Raymond Blanc’s rhubarb and custard recipe on Kew on a Plate

Raymond Blanc make a delicious rhubarb and custard dessert that is ideal for springtime meal on Kew on a Plate.

Raymond says; “This dessert is a celebration of a quintessentially British fruit. What excites the tastebuds as much as different flavours is contrasting textures, so in this dessert we have tart rhubarb jelly studded with tender fruit; sweet, smooth, velvety custard; and a garnish of crisp dried rhubarb.”

The ingredients for the dried rhubarb crisp are: 1 rhubarb stick, 20g caster sugar and 2 tsp grenadine syrup.

To macerate and cook the rhubarb: 450g rhubarb, cut into 1cm pieces and 45g caster sugar.

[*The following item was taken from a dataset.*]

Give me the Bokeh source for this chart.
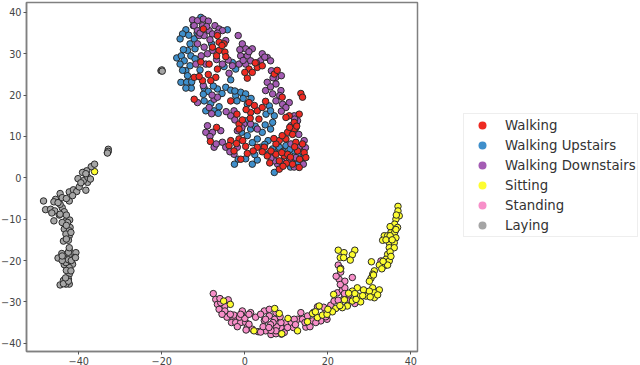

For the jelly: 2 thin slices fresh root ginger and 1½ gelatine leaves, softened in cold water and drained.

For the custard, 150ml whipping cream, 150ml milk, 100g caster sugar, 2 tsp vanilla purée or good-quality vanilla extract, 6 egg yolks and 1 gelatine leaf, softened in cold water and drained.

For the honeycomb: 35g clear honey, 70g liquid glucose, 200g caster sugar and 20g bicarbonate of soda.